The true horror…is found in the strange obligation to people we, really, barely know.
The game Bjorn and Karin are playing is gruesome, but doesn’t make a whole lot of sense (nor is it clear who the third person who shows up out of nowhere to help them is). It also doesn’t seem like something they could get away with that many times, but a third act reveal suggests that they have. Are they punishing Bjorn and Louise for their phony decorum, or Louise’s bourgeois hypocrisy?
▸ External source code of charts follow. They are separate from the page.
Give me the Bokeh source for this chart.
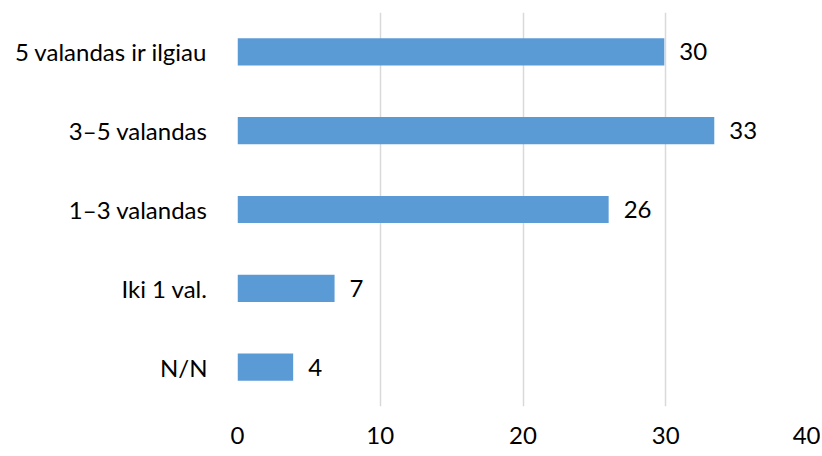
from bokeh.plotting import figure
from bokeh.models import ColumnDataSource, Range1d, FactorRange
from bokeh.embed import file_html
from bokeh.resources import INLINE
from bokeh.core.properties import value

categories = ["N/N", "Iki 1 val.", "1–3 valandas", "3–5 valandas", "5 valandas ir ilgiau"]
values = [3.9, 6.8, 26.0, 33.4, 29.9]
labels = ["4", "7", "26", "33", "30"]
x_ticks = [0, 10, 20, 30, 40]

FONT = "Lato"
FS = "24px"
src = ColumnDataSource(dict(cat=categories, val=values, lab=labels))

p = figure(
    y_range=FactorRange(*categories, range_padding=0),
    x_range=Range1d(0, 40),
    frame_width=571, frame_height=394,
    min_border_left=237, min_border_right=12, min_border_top=12, min_border_bottom=48,
    output_backend="svg", toolbar_location=None,
)
p.outline_line_color = None
p.background_fill_color = "white"

p.hbar(y="cat", right="val", left=0, height=0.345, source=src,
       fill_color="#5B9BD5", line_color="#5B9BD5", line_width=0)

p.text(x="val", y="cat", text="lab", source=src, x_offset=15,
       text_baseline="middle", text_align="left",
       text_font=value(FONT), text_font_size=FS, text_color="#000000")

p.xaxis.ticker = x_ticks
p.xaxis.axis_line_color = None
p.xaxis.major_tick_line_color = None
p.xaxis.minor_tick_line_color = None
p.xaxis.major_label_standoff = 14
p.xaxis.major_label_text_font = FONT
p.xaxis.major_label_text_font_size = FS
p.xaxis.major_label_text_color = "#000000"

p.yaxis.axis_line_color = None
p.yaxis.major_tick_line_color = None
p.yaxis.minor_tick_line_color = None
p.yaxis.major_label_standoff = 24
p.yaxis.major_label_text_font = FONT
p.yaxis.major_label_text_font_size = FS
p.yaxis.major_label_text_color = "#000000"

p.ygrid.grid_line_color = None
p.xgrid.grid_line_color = "#D9D9D9"
p.xgrid.grid_line_width = 1.5

open("out.html", "w").write(file_html(p, INLINE))
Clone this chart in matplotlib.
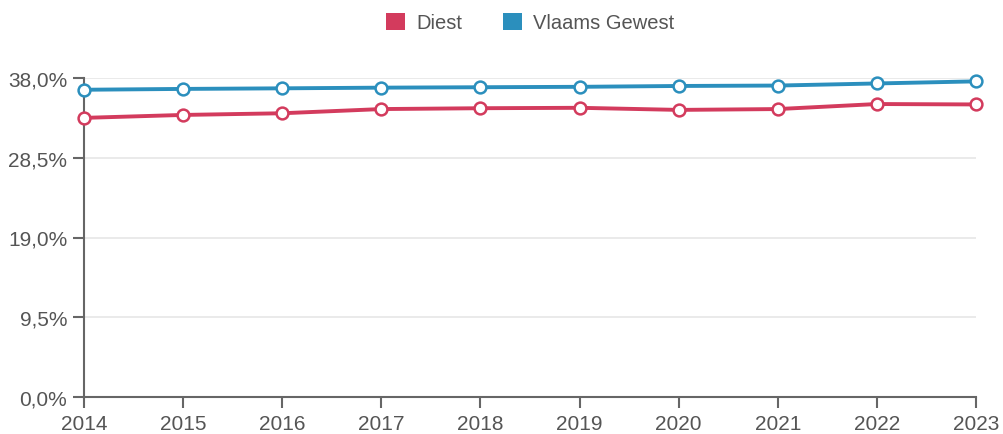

Or is it simply a question of “because you let us”? Whatever case, the inevitably bleak ending leaves the viewer shaken, but not particularly moved either way.
Much like last year’s festival circuit favorite Feast, much of the actual, visceral horror in Speak No Evil is backloaded in the last fifteen minutes. And make no mistake, if that’s what you’re watching this for, it delivers. The performances are also across the board solid, and its universal themes of class satire and forced courtesy make it ripe for an American remake (Morten Burian bears a resemblance to James McAvoy, so there, casting directors, I’ve done part of your job for you). It’s a well-crafted film, creating a sense of tension from the opening frame to the last, aided in no small part by a comically over the top score, employed even in scenes where nothing is happening, like Bjorn and Louise washing dishes
Nonetheless, its cynicism and nihilism is reminiscent of the torture porn genre of the 00s, where the audience is left feeling shocked and a little ill, but puzzled as to what it’s all supposed to mean. The randomness of it all is what’s supposed to be scary, but it’s really the underlying pointlessness of it that’s more troubling.